On July 15, the state Labor government of Daniel Andrews, in an effort to divert attention from its own failure to ensure basic safety standards, announced a “joint task force” to conduct safety audits of recycling plants. These will involve the Environmental Protection Agency, Emergency Management Victoria and fire-fighting services.

The EPA likewise made a publicised visit to SKM’s plant at Laverton, in Melbourne’s west, and found numerous safety violations. The Sunday Herald Sun reported that it had “received multiple complaints over the storage of excess waste at the Laverton site. Photographs taken yesterday show mountains of recycling bales stored beside vehicles in an employee carpark.”

World Socialist Web Site reporters attended the Thursday meeting and spoke to residents, who described how their complaints had been ignored over years by the EPA and local government.

Julie, who lives in a housing commission flat one-and-a-half kilometres from the plant, caring for her 88-year-old mother, said she had been complaining for years about the noise levels caused by its operations. “I didn’t know where the noise was coming from and I couldn’t get any answers from the EPA or council, so I eventually did my own research, following the railway line until I found the source of the noise,” she said.
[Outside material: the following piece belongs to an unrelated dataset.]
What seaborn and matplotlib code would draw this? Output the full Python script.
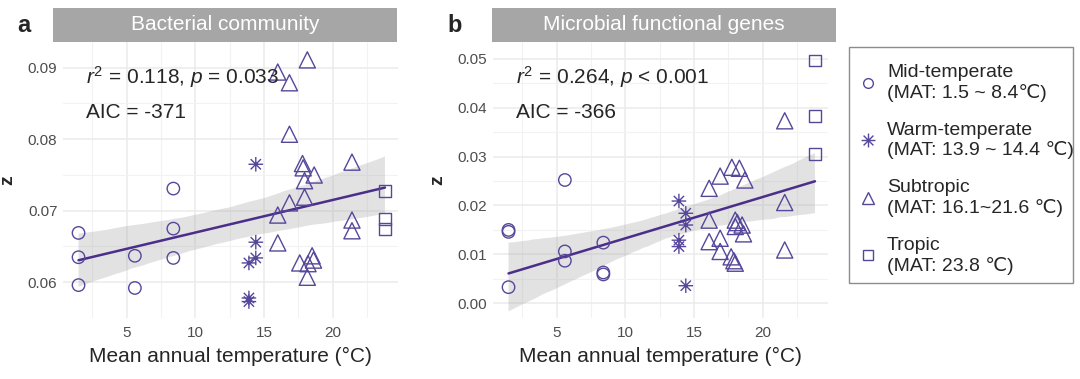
import numpy as np
import pandas as pd
import seaborn as sns
import matplotlib.pyplot as plt
from matplotlib.path import Path
from matplotlib.lines import Line2D
from matplotlib.patches import Rectangle
from matplotlib.ticker import MultipleLocator

groups = ['Mid-temperate', 'Warm-temperate', 'Subtropic', 'Tropic']
legend_labels = ['Mid-temperate\n(MAT: 1.5 ~ 8.4℃)',
                 'Warm-temperate\n(MAT: 13.9 ~ 14.4 ℃)',
                 'Subtropic\n(MAT: 16.1~21.6 ℃)',
                 'Tropic\n(MAT: 23.8 ℃)']

# panel a - bacterial community
a_mid_t = [1.5, 1.5, 1.5, 5.6, 5.6, 8.4, 8.4, 8.4]
a_mid_z = [0.0669, 0.0635, 0.0596, 0.0637, 0.0592, 0.0731, 0.0675, 0.0634]
a_warm_t = [14.4, 14.4, 14.4, 13.9, 13.9, 13.9]
a_warm_z = [0.0765, 0.0656, 0.0634, 0.0627, 0.0578, 0.0573]
a_sub_t = [18.15, 16.0, 16.85, 16.85, 17.8, 17.85, 18.65, 17.95, 21.4, 17.95,
           16.85, 16.0, 21.4, 21.4, 16.0, 17.6, 18.2, 18.5, 18.6, 18.15]
a_sub_z = [0.0911, 0.0894, 0.0879, 0.0807, 0.0766, 0.0760, 0.0750, 0.0742, 0.0768, 0.0719,
           0.0711, 0.0694, 0.0687, 0.0672, 0.0655, 0.0627, 0.0626, 0.0637, 0.0631, 0.0607]
a_trop_t = [23.8, 23.8, 23.8]
a_trop_z = [0.0728, 0.0688, 0.0674]

# panel b - microbial functional genes
b_mid_t = [1.5, 1.5, 1.5, 5.6, 5.6, 5.6, 8.4, 8.4, 8.4]
b_mid_z = [0.0150, 0.0146, 0.0033, 0.0252, 0.0106, 0.0087, 0.0124, 0.0063, 0.0059]
b_warm_t = [13.9, 14.4, 14.4, 13.9, 13.9, 14.4]
b_warm_z = [0.0209, 0.0184, 0.0160, 0.0129, 0.0116, 0.0036]
b_sub_t = [21.6, 21.6, 21.6, 16.1, 16.9, 17.75, 18.3, 18.7, 16.1, 18.0,
           18.15, 18.5, 18.0, 18.6, 16.1, 16.9, 16.9, 17.7, 17.9, 18.0]
b_sub_z = [0.0373, 0.0206, 0.0109, 0.0235, 0.0260, 0.0278, 0.0276, 0.0252, 0.0170, 0.0170,
           0.0165, 0.0160, 0.0157, 0.0142, 0.0126, 0.0133, 0.0106, 0.0095, 0.0087, 0.0082]
b_trop_t = [23.8, 23.8, 23.8]
b_trop_z = [0.0496, 0.0383, 0.0305]

stats_a = [r'$r^2$ = 0.118, $p$ = 0.033', 'AIC = -371']
stats_b = [r'$r^2$ = 0.264, $p$ < 0.001', 'AIC = -366']


def make_df(parts):
    rows = []
    for g, (t, z) in zip(groups, parts):
        rows.append(pd.DataFrame({'MAT': t, 'z': z, 'group': g}))
    return pd.concat(rows, ignore_index=True)


df_a = make_df([(a_mid_t, a_mid_z), (a_warm_t, a_warm_z), (a_sub_t, a_sub_z), (a_trop_t, a_trop_z)])
df_b = make_df([(b_mid_t, b_mid_z), (b_warm_t, b_warm_z), (b_sub_t, b_sub_z), (b_trop_t, b_trop_z)])

# ggplot-like asterisk (shape 8)
d = np.sqrt(0.5)
star = Path([(0, -1), (0, 1), (-1, 0), (1, 0), (-d, -d), (d, d), (-d, d), (d, -d)],
            [Path.MOVETO, Path.LINETO] * 4)

markers = {'Mid-temperate': 'o', 'Warm-temperate': star, 'Subtropic': '^', 'Tropic': 's'}
sizes = {'Mid-temperate': 80, 'Warm-temperate': 110, 'Subtropic': 135, 'Tropic': 72}

purple = '#56479A'
line_col = '#4A2E8A'
W, H = 1080, 379

sns.set_style('white')
plt.rcParams['font.family'] = ['Liberation Sans', 'DejaVu Sans']
plt.rcParams['mathtext.fontset'] = 'custom'
plt.rcParams['mathtext.rm'] = 'Liberation Sans'
plt.rcParams['mathtext.it'] = 'Liberation Sans:italic'

fig = plt.figure(figsize=(W / 100, H / 100), dpi=100)

panels = [
    (df_a, 63, (0.0550, 0.0936), 0.01, 0.005, 'a', 'Bacterial community', stats_a, 53, 344, 17),
    (df_b, 493, (-0.0030, 0.0534), 0.01, 0.005, 'b', 'Microbial functional genes', stats_b, 492, 344, 447),
]

for df, left, ylim, ymaj, ymin, tag, title, stats, sx, sw, tagx in panels:
    ax = fig.add_axes([left / W, 61 / H, 335 / W, 276 / H])
    sns.regplot(data=df, x='MAT', y='z', scatter=False, ax=ax, color=line_col,
                ci=95, seed=1, line_kws={'lw': 1.8})
    band = ax.collections[-1]
    band.set_facecolor('#A0A0A0')
    band.set_alpha(0.3)
    band.set_edgecolor('none')
    sns.scatterplot(data=df, x='MAT', y='z', style='group', markers=markers,
                    size='group', sizes=sizes, facecolor='none', edgecolor=purple,
                    linewidth=1.0, legend=False, ax=ax, zorder=3)
    ax.set_xlim(0.37, 24.75)
    ax.set_ylim(*ylim)
    ax.xaxis.set_major_locator(MultipleLocator(5))
    ax.xaxis.set_minor_locator(MultipleLocator(2.5))
    ax.yaxis.set_major_locator(MultipleLocator(ymaj))
    ax.yaxis.set_minor_locator(MultipleLocator(ymin))
    ax.yaxis.set_major_formatter(plt.FormatStrFormatter('%.2f'))
    ax.grid(which='major', color='#EBEBEB', lw=1.1)
    ax.grid(which='minor', color='#F2F2F2', lw=0.8)
    ax.set_axisbelow(True)
    for s in ax.spines.values():
        s.set_visible(False)
    ax.tick_params(which='both', length=0, labelsize=11, labelcolor='#4D4D4D')
    ax.tick_params(axis='x', pad=6)
    ax.tick_params(axis='y', pad=4)
    ax.set_xlabel('Mean annual temperature (°C)', fontsize=15, labelpad=5)
    ax.set_ylabel('z', fontsize=14, fontweight='bold', labelpad=8)
    ax.text(0.07, 0.873, stats[0], transform=ax.transAxes, fontsize=15, va='center')
    ax.text(0.07, 0.743, stats[1], transform=ax.transAxes, fontsize=15, va='center')

    fig.add_artist(Rectangle((sx / W, 1 - 42 / H), sw / W, 34 / H,
                             transform=fig.transFigure, color='#A6A6A6', lw=0))
    fig.text((sx + sw / 2) / W, 1 - 25 / H, title, color='white', fontsize=15,
             ha='center', va='center')
    fig.text(tagx / W, 1 - 25 / H, tag, fontsize=17, fontweight='bold',
             ha='left', va='center')

handles = [
    Line2D([], [], ls='none', marker='o', ms=7, mfc='none', mec=purple, mew=1.0),
    Line2D([], [], ls='none', marker=star, ms=10, mfc='none', mec=purple, mew=1.0),
    Line2D([], [], ls='none', marker='^', ms=9, mfc='none', mec=purple, mew=1.0),
    Line2D([], [], ls='none', marker='s', ms=6.5, mfc='none', mec=purple, mew=1.0),
]
# legend frame drawn separately so the padding can match
fig.add_artist(Rectangle((849 / W, 1 - 283 / H), 224 / W, 236 / H, transform=fig.transFigure,
                         facecolor='white', edgecolor='#8C8C8C', lw=1.0))
fig.legend(handles, legend_labels, loc='upper left',
           bbox_to_anchor=(856 / W, 1 - 64 / H), frameon=False,
           fontsize=14, labelspacing=1.02, handletextpad=0.4,
           borderpad=0, handlelength=1.2, borderaxespad=0)

fig.savefig('out.png', dpi=100)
“Every time the EPA agreed to come out, there was always another excuse. It dragged on for years. I gave up in the end. It’s the sound and the smells, of wet, damp newspaper. We’ve got trucks going in and out throughout the night. My bedroom faces the factory. I have to sleep with silicone [plugs] in my ears,” she said.

“The EPA did a sound test, finally, in 2013 at my house, 1.5 km away from the plant. It was 6 dB over. It’s more than that now.”
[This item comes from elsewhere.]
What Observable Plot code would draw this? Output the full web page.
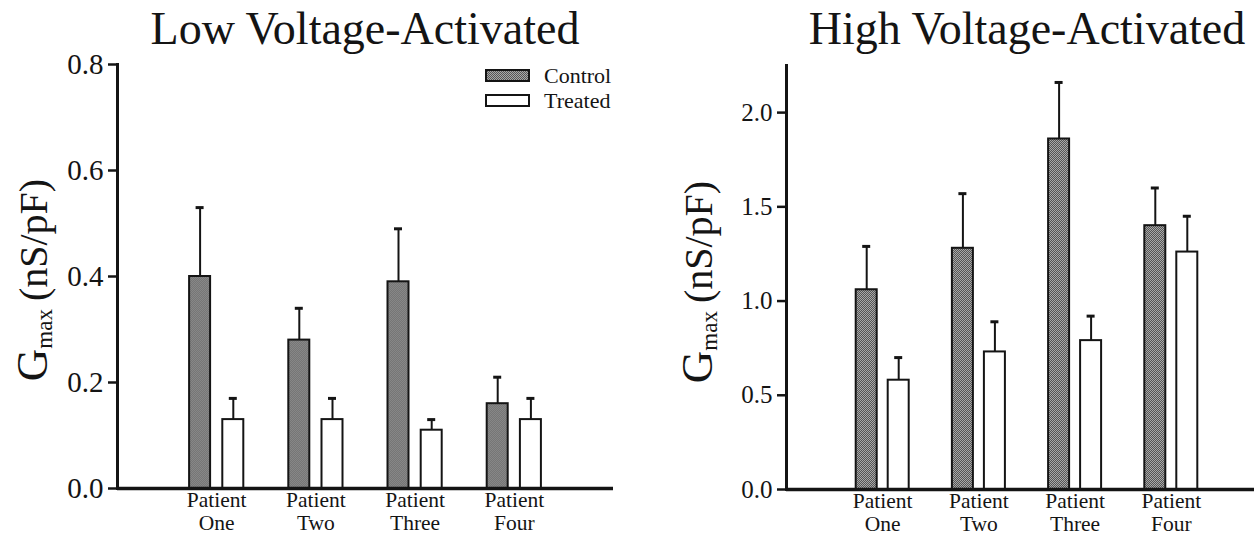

Julie’s efforts were ignored by authorities. “The council didn’t want to know. I rang them many times. It got to a point where you’re given a reference number and they close it off before anything is done. It’s because they’re involved. There are over a dozen councils involved in recycling at that plant. Nobody wanted to listen to me. The Health Department of the Hume Council is a joke. They sent me a ‘noise diary.’”
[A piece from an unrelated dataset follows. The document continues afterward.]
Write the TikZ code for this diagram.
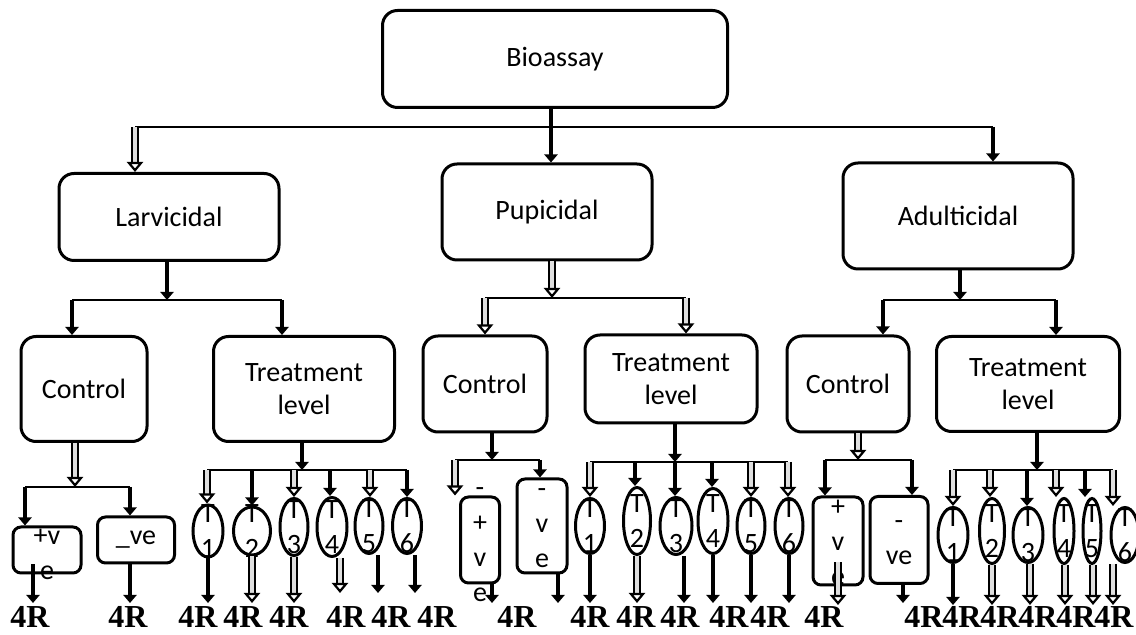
\documentclass[tikz,border=0pt]{standalone}
\usepackage{fontspec}
\setmainfont{Carlito}
\newfontfamily\repfont{Liberation Serif}
\usetikzlibrary{arrows.meta,shapes.geometric}
\tikzset{box/.style={draw, line width=1.5pt, rounded corners=7.5pt, align=center,
        inner sep=0pt, font=\fontsize{14}{16.5}\selectfont},
    smallbox/.style={box, rounded corners=4pt},
    trt/.style={draw, ellipse, line width=1.5pt, inner sep=0pt},
    lab/.style={align=center, inner sep=0pt, font=\fontsize{14}{17.5}\selectfont},
    hline/.style={line width=1pt},
    solidarr/.style={line width=2.4pt, -{Triangle[width=6.5pt,length=4pt]}},
    openarr/.style={double=gray!25, double distance=1.8pt, line width=1.1pt,
        -{Triangle[open,width=8pt,length=5pt]}},
    rep/.style={font=\repfont\bfseries\fontsize{16}{16}\selectfont, inner sep=0pt},
    }
\begin{document}
\begin{tikzpicture}[x=0.5pt, y=-0.5pt]
\useasboundingbox (0,0) rectangle (1136,635);
% top level
\node[box, minimum width=172.5pt, minimum height=48.5pt] (bio) at (555,59) {Bioassay};
\node[box, minimum width=110pt, minimum height=43.5pt] (lar) at (169,217) {Larvicidal};
\node[box, minimum width=105pt, minimum height=48pt] (pup) at (547,212) {Pupicidal};
\node[box, minimum width=115pt, minimum height=53pt] (adu) at (958,216) {Adulticidal};
\coordinate (tl) at (135,127); \coordinate (tr) at (993,127);
\draw[hline] (tl) -- (tr);
\draw[openarr] (tl) -- (tl |- lar.north);
\draw[solidarr, line width=1.6pt] (bio.south -| 551,0) -- (pup.north -| 551,0);
\draw[solidarr] (tr) -- (tr |- adu.north);
% control and treatment level
\node[box, minimum width=63pt, minimum height=52.5pt] (lcon) at (84,389) {Control};
\node[box, minimum width=90.5pt, minimum height=52.5pt] (ltre) at (304,389) {Treatment\\level};
\node[box, minimum width=62pt, minimum height=48pt] (pcon) at (485,384) {Control};
\node[box, minimum width=86pt, minimum height=44pt] (ptre) at (671,379) {Treatment\\level};
\node[box, minimum width=61pt, minimum height=48pt] (acon) at (848,384) {Control};
\node[box, minimum width=91.5pt, minimum height=47.5pt] (atre) at (1028,384) {Treatment\\level};
\coordinate (lj) at (167,300); \coordinate (lj1) at (72,300); \coordinate (lj2) at (282,300);
\draw[solidarr] (lar.south -| lj) -- (lj);
\draw[hline] (lj1) -- (lj2);
\draw[solidarr] (lj1) -- (lj1 |- lcon.north);
\draw[solidarr] (lj2) -- (lj2 |- ltre.north);
\coordinate (pj) at (552,298); \coordinate (pj1) at (485,298); \coordinate (pj2) at (686,298);
\draw[openarr] (pup.south -| pj) -- (pj);
\draw[hline] (pj1) -- (pj2);
\draw[openarr] (pj1) -- (pj1 |- pcon.north);
\draw[openarr] (pj2) -- (pj2 |- ptre.north);
\coordinate (aj) at (960,300); \coordinate (aj1) at (883,300); \coordinate (aj2) at (1056,300);
\draw[solidarr] (adu.south -| aj) -- (aj);
\draw[hline] (aj1) -- (aj2);
\draw[solidarr] (aj1) -- (aj1 |- acon.north);
\draw[solidarr] (aj2) -- (aj2 |- atre.north);
% controls: +ve and -ve
\node[smallbox, minimum width=34pt, minimum height=23pt,
    label={[lab, yshift=-2pt]center:+v\\e}] (lpos) at (47,550) {};
\node[smallbox, minimum width=38.5pt, minimum height=23pt] (lneg) at (136,540) {\_ve};
\node[smallbox, minimum width=19.5pt, minimum height=43pt,
    label={[lab, yshift=-2.5pt]center:-\\+\\v\\e}] (ppos) at (480,540) {};
\node[smallbox, minimum width=25pt, minimum height=47pt,
    label={[lab, yshift=-1pt]center:-\\v\\e}] (pneg) at (542,526) {};
\node[smallbox, minimum width=25pt, minimum height=44pt,
    label={[lab, yshift=-1pt]center:+\\v\\e}] (apos) at (838,541) {};
\node[smallbox, minimum width=29pt, minimum height=43.5pt,
    label={[lab, yshift=-1.5pt]center:-\\ve}] (aneg) at (899,540) {};
\coordinate (lc) at (75,487); \coordinate (lc1) at (25,487); \coordinate (lc2) at (130,487);
\draw[openarr] (lcon.south -| lc) -- (lc);
\draw[hline] (lc1) -- (lc2);
\draw[solidarr] (lc1) -- (lc1 |- lpos.north);
\draw[solidarr] (lc2) -- (lc2 |- lneg.north);
\draw[solidarr] ([yshift=5pt]lpos.south -| 33,0) -- (33,603);
\draw[solidarr] (lneg.south -| 130,0) -- (130,603);
\coordinate (pc) at (492,460); \coordinate (pc1) at (455,460); \coordinate (pc2) at (540,460);
\draw[solidarr] (pcon.south -| pc) -- (pc);
\draw[hline] (pc1) -- (pc2);
\draw[openarr] (pc1) -- (pc1 |- ppos.north);
\draw[solidarr] (pc2) -- (pc2 |- pneg.north);
\draw[solidarr] (ppos.south -| 492,0) -- (492,603);
\draw[solidarr] (pneg.south -| 558,0) -- (558,603);
\coordinate (ac) at (858,460); \coordinate (ac1) at (825,460); \coordinate (ac2) at (912,460);
\draw[openarr] (acon.south -| ac) -- (ac);
\draw[hline] (ac1) -- (ac2);
\draw[solidarr] (ac1) -- (ac1 |- apos.north);
\draw[solidarr] (ac2) -- (ac2 |- aneg.north);
\draw[openarr] ([yshift=12pt]apos.south -| 838,0) -- (838,605);
\draw[solidarr] (aneg.south -| 903,0) -- (903,603);
% treatment levels T1..T6
\coordinate (lb) at (302,470); \coordinate (pb) at (675,462); \coordinate (ab) at (1037,470);
\draw[solidarr] (ltre.south -| lb) -- (lb);
\draw[solidarr] (ptre.south -| pb) -- (pb);
\draw[solidarr] (atre.south -| ab) -- (ab);
\draw[hline] (207,470) -- (407,470);
\draw[hline] (590,462) -- (788,462);
\draw[hline] (953,470) -- (1113,470);
\foreach \n/\d/\x/\y/\w/\h/\hy/\ta/\ts/\ba/\bs/\be in {
    lt1/1/208/531/30/52/470/207/openarr/208/solidarr/603,
    lt2/2/252/531/37/48/470/252/solidarr/252/openarr/603,
    lt3/3/294/527/28/57/470/294/openarr/294/openarr/603,
    lt4/4/332/527/30/59/470/330/solidarr/340/openarr/593,
    lt5/5/369/526/28/55/470/370/openarr/378/solidarr/593,
    lt6/6/407/526/29/55/470/407/solidarr/415/solidarr/593,
    pt1/1/590/526/29/55/462/590/openarr/590/solidarr/603,
    pt2/2/637/521/27/67/462/635/solidarr/637/openarr/603,
    pt3/3/676/526/32/57/462/675/solidarr/684/solidarr/603,
    pt4/4/713/521/30/65/462/712/solidarr/713/solidarr/603,
    pt5/5/751/526/28/55/462/751/openarr/751/solidarr/603,
    pt6/6/789/526/28/55/462/788/openarr/789/solidarr/603,
    at1/1/953/535/30/55/470/953/openarr/953/solidarr/605,
    at2/2/992/531/25/65/470/990/openarr/992/openarr/605,
    at3/3/1028/535/30/55/470/1027/solidarr/1030/openarr/605,
    at4/4/1064/531/20/65/470/1056/openarr/1065/openarr/605,
    at5/5/1092/531/18/65/470/1085/solidarr/1093/openarr/605,
    at6/6/1125/535/28/55/470/1113/openarr/1113/openarr/605}{
    \node[trt, minimum width=\w*0.5pt, minimum height=\h*0.5pt,
        label={[lab]center:T\\\d}] (\n) at (\x,\y) {};
    \draw[\ts] (\ta,\hy) -- (\n.north -| \ta,0);
    \draw[\bs] (\n.south -| \ba,0) -- (\ba,\be);
}
% replicates
\foreach \x [count=\i] in {30,128,198,243,289,346,391,437,517,590,636,680,729,770,
    824,924,962,1000,1038,1076,1114}
    \node[rep, anchor=base] (r\i) at (\x,628) {4R};
\end{tikzpicture}
\end{document}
“Because of the area I live in, they think, ‘oh, it’s only Broadmeadows, let it go.’ How can we have industrial and residential cohabiting with no problems? This would never happen in a wealthy suburb.”

Julie noted that those families affected by the Tullamarine toxic dump had complained for more than two decades about the effect of toxic chemical waste leakage and pollution in nearby residential areas. It only closed down in 2008.

When a World Socialist Web Site reporter noted the international implications of the Grenfell Tower fire, which had revealed the consequence of the class gulf between rich and poor in every country, Julie noted: “It’s the same thing. It’s wrong. It’s an attitude everywhere: ‘I don’t care. I’m making a lot of money.’”

“I’m a Labor voter and they’ve been sitting comfortably for too long. They know how we’re gonna vote, so they coast along. It used to be a Labor Party. It’s not anymore. It’s all changed. Even the unions are not about what they used to be. It used to be about the people. An eight-hour working day. Well that doesn’t apply now, does it? It’s all gone.”

Jackie, who was one of the residents evacuated last Friday, told WSWS reporters: “On Thursday night, at 10.50 p.m., I received an SMS from the fire services that we should evacuate. How could I do that with my mum at that time of the night? Then we received another evacuation message in the morning. I have a car so I was able to take my mum to an aunt’s in Reservoir.”

“As a result of the smoke, my mum has an upper respiratory infection. She also suffers heart palpitations—she rarely gets them, but she has got them again. On Saturday I ended up going to the Northern hospital. I was getting really red in the face and sweating all the time.”

Jackie contemptuously referred to the “cleaning items” she had been provided by the council. Showing WSWS reporters the items she had been given, she noted: “On Monday the council came around and gave us a pair of rubber gloves, and a mask and some instructions about how to clean the house. I was so angry, what a joke. There was smoke and dust everywhere.”